▶ WORK REQUIRED: Would you quote every entry exactly, dropping only the pictures?

▶ DATA PROVIDED:
##############################

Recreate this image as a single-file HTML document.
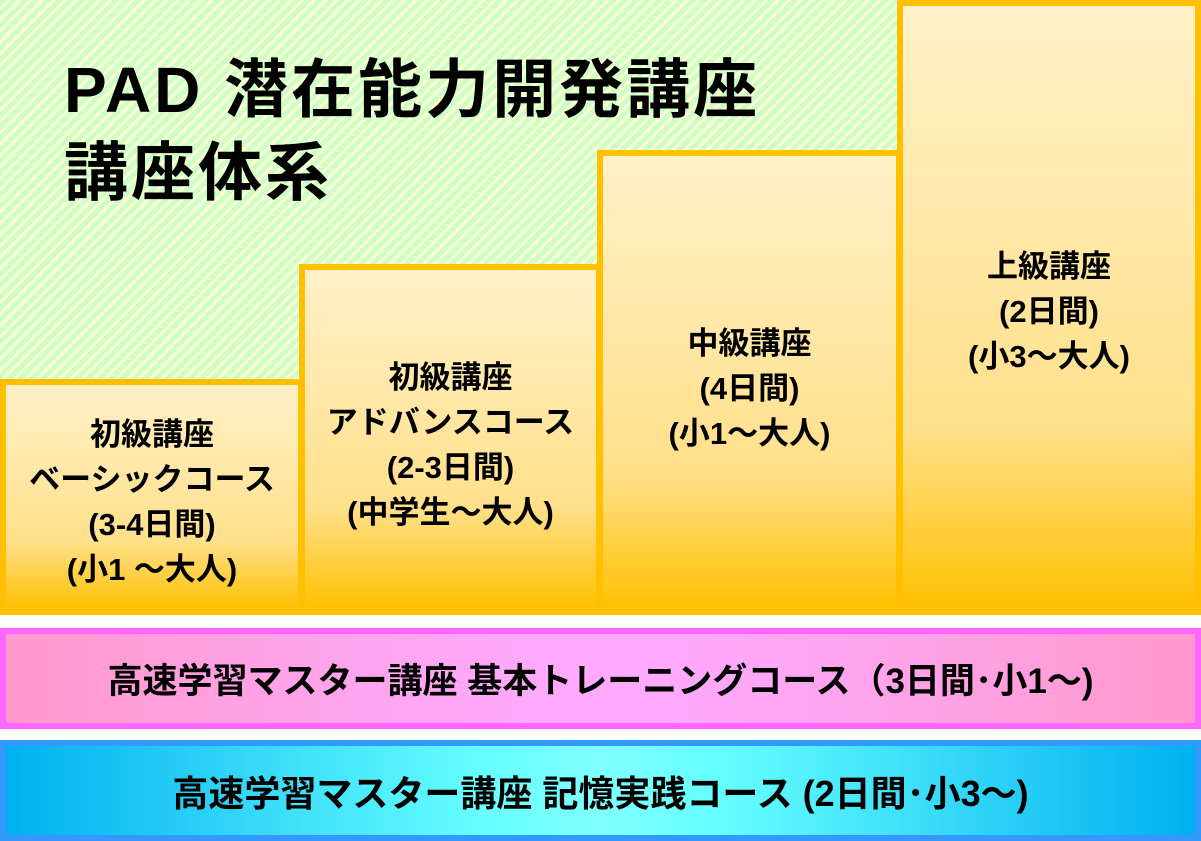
<!DOCTYPE html>
<html><head><meta charset="utf-8"><style>
body{margin:0;width:1201px;height:841px;position:relative;overflow:hidden;background:#fff;font-family:"Liberation Sans","Noto Sans CJK JP",sans-serif;font-weight:bold;color:#000}
.bg{position:absolute;left:0;top:0;width:900px;height:385px;background:repeating-linear-gradient(-45deg,#CCFFCC 0 5px,#FFFFCC 5px 8px)}
.t{position:absolute;left:64px;font-size:64px;line-height:70px;white-space:nowrap;letter-spacing:3px}
.box{position:absolute;box-sizing:border-box;border:6px solid #FFC000;background:linear-gradient(#FFF0C8,#FFE08A 70%,#FFC000);display:flex;justify-content:center;font-size:31px;line-height:45px;text-align:center;white-space:nowrap}
.bar{position:absolute;left:0;width:1201px;box-sizing:border-box;border:6px solid;display:flex;align-items:center;justify-content:center;font-size:35px}
</style></head><body>
<div class="bg"></div>
<div class="t" style="top:55px">PAD 潜在能力開発講座</div>
<div class="t" style="top:138px">講座体系</div>
<div class="box" style="left:0;top:379px;width:304px;height:236px;padding-top:27px">初級講座<br>ベーシックコース<br>(3-4日間)<br>(小1 ～大人)</div>
<div class="box" style="left:299px;top:264px;width:303px;height:351px;padding-top:85px">初級講座<br>アドバンスコース<br>(2-3日間)<br>(中学生～大人)</div>
<div class="box" style="left:597px;top:150px;width:305px;height:465px;padding-top:165px">中級講座<br>(4日間)<br>(小1～大人)</div>
<div class="box" style="left:897px;top:0;width:304px;height:615px;padding-top:238px">上級講座<br>(2日間)<br>(小3～大人)</div>
<div class="bar" style="top:628px;height:101px;border-color:#FF66FF;background:linear-gradient(90deg,#FF99CC,#FFAAFF 45%,#FFAAFF 55%,#FF99CC)">高速学習マスター講座 基本トレーニングコース（3日間･小1～)</div>
<div class="bar" style="top:740px;height:101px;border-color:#3399FF;background:linear-gradient(90deg,#00B0F0,#66FFFF 40%,#80FFFF 50%,#66FFFF 60%,#00B0F0);font-size:36px">高速学習マスター講座 記憶実践コース (2日間･小3～)</div>
</body></html>
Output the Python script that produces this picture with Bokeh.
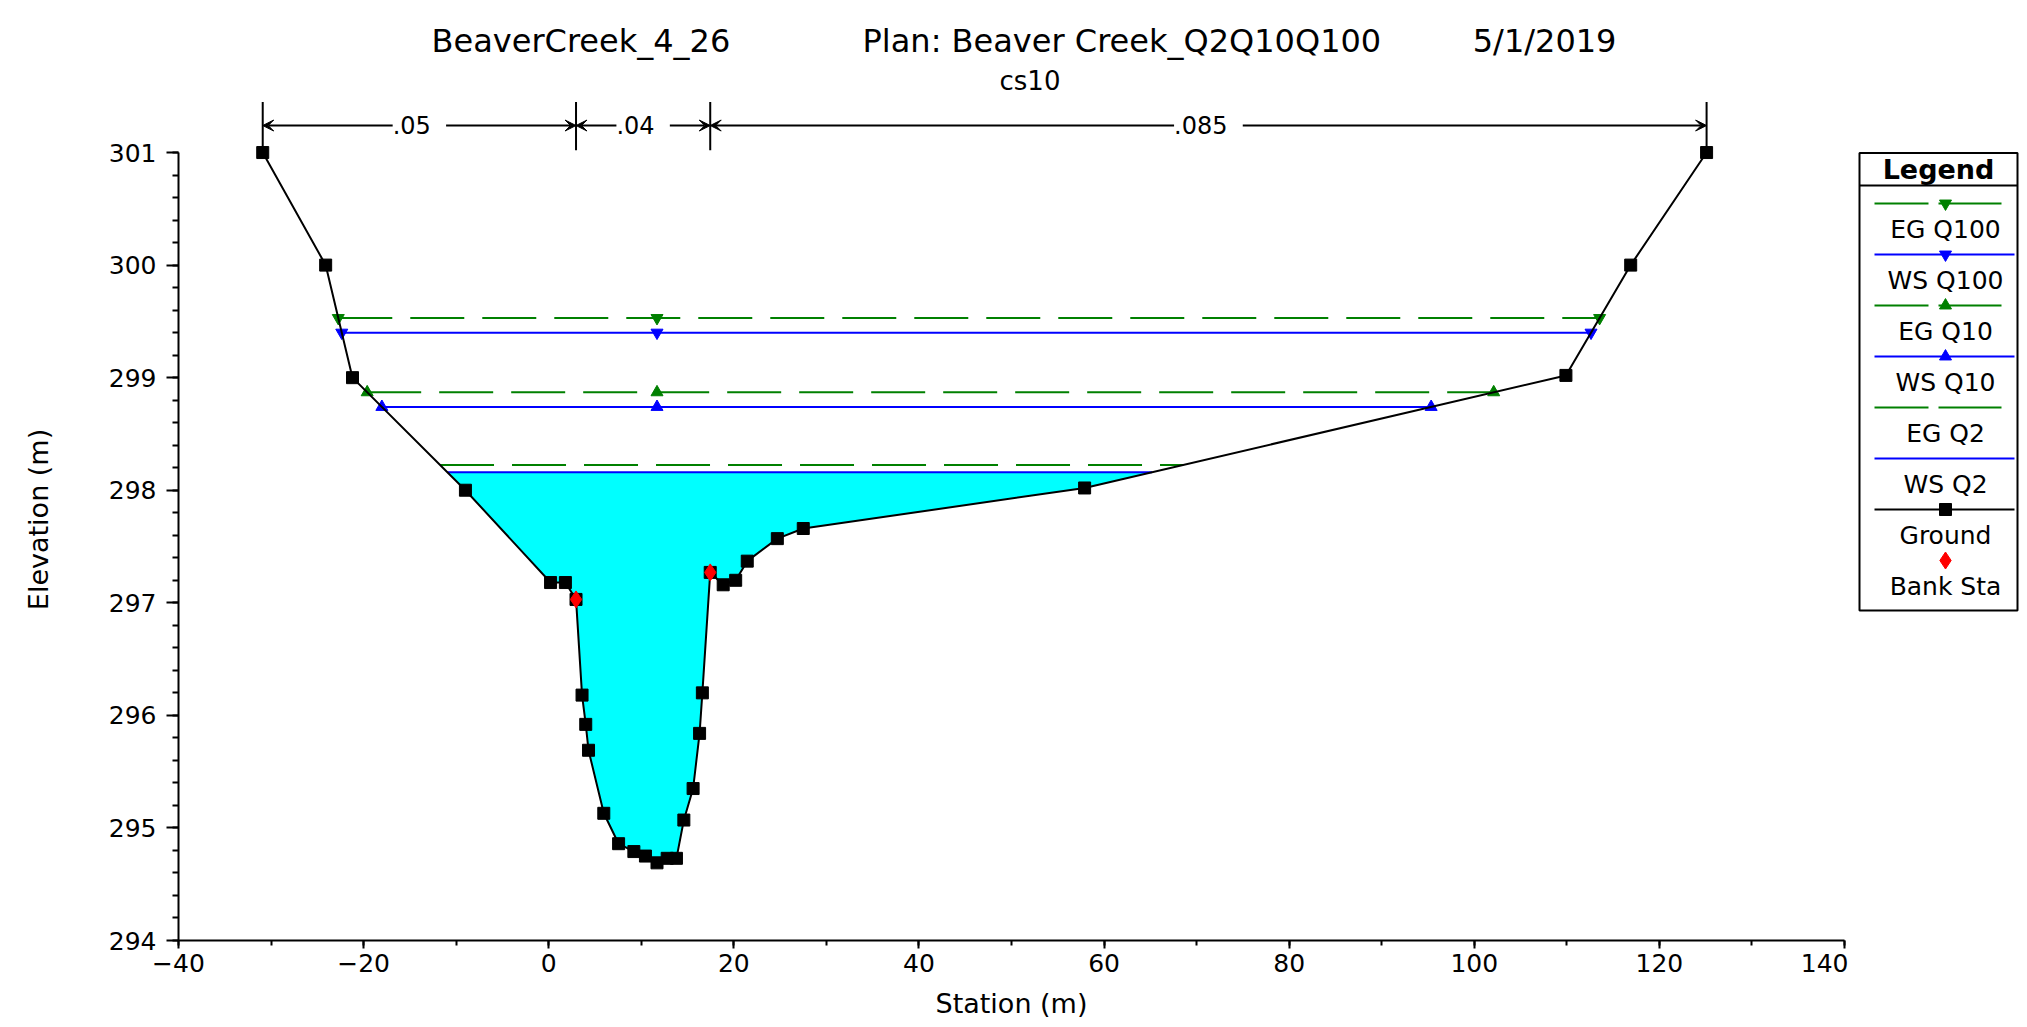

##############################

▶ FULL OUTPUT:
Recreate this image as a single-file HTML document.
<!DOCTYPE html>
<html><head><meta charset="utf-8"><style>
body{margin:0;width:1201px;height:841px;position:relative;overflow:hidden;background:#fff;font-family:"Liberation Sans","Noto Sans CJK JP",sans-serif;font-weight:bold;color:#000}
.bg{position:absolute;left:0;top:0;width:900px;height:385px;background:repeating-linear-gradient(-45deg,#CCFFCC 0 5px,#FFFFCC 5px 8px)}
.t{position:absolute;left:64px;font-size:64px;line-height:70px;white-space:nowrap;letter-spacing:3px}
.box{position:absolute;box-sizing:border-box;border:6px solid #FFC000;background:linear-gradient(#FFF0C8,#FFE08A 70%,#FFC000);display:flex;justify-content:center;font-size:31px;line-height:45px;text-align:center;white-space:nowrap}
.bar{position:absolute;left:0;width:1201px;box-sizing:border-box;border:6px solid;display:flex;align-items:center;justify-content:center;font-size:35px}
</style></head><body>
<div class="bg"></div>
<div class="t" style="top:55px">PAD 潜在能力開発講座</div>
<div class="t" style="top:138px">講座体系</div>
<div class="box" style="left:0;top:379px;width:304px;height:236px;padding-top:27px">初級講座<br>ベーシックコース<br>(3-4日間)<br>(小1 ～大人)</div>
<div class="box" style="left:299px;top:264px;width:303px;height:351px;padding-top:85px">初級講座<br>アドバンスコース<br>(2-3日間)<br>(中学生～大人)</div>
<div class="box" style="left:597px;top:150px;width:305px;height:465px;padding-top:165px">中級講座<br>(4日間)<br>(小1～大人)</div>
<div class="box" style="left:897px;top:0;width:304px;height:615px;padding-top:238px">上級講座<br>(2日間)<br>(小3～大人)</div>
<div class="bar" style="top:628px;height:101px;border-color:#FF66FF;background:linear-gradient(90deg,#FF99CC,#FFAAFF 45%,#FFAAFF 55%,#FF99CC)">高速学習マスター講座 基本トレーニングコース（3日間･小1～)</div>
<div class="bar" style="top:740px;height:101px;border-color:#3399FF;background:linear-gradient(90deg,#00B0F0,#66FFFF 40%,#80FFFF 50%,#66FFFF 60%,#00B0F0);font-size:36px">高速学習マスター講座 記憶実践コース (2日間･小3～)</div>
</body></html>
Output the Python script that produces this picture with Bokeh.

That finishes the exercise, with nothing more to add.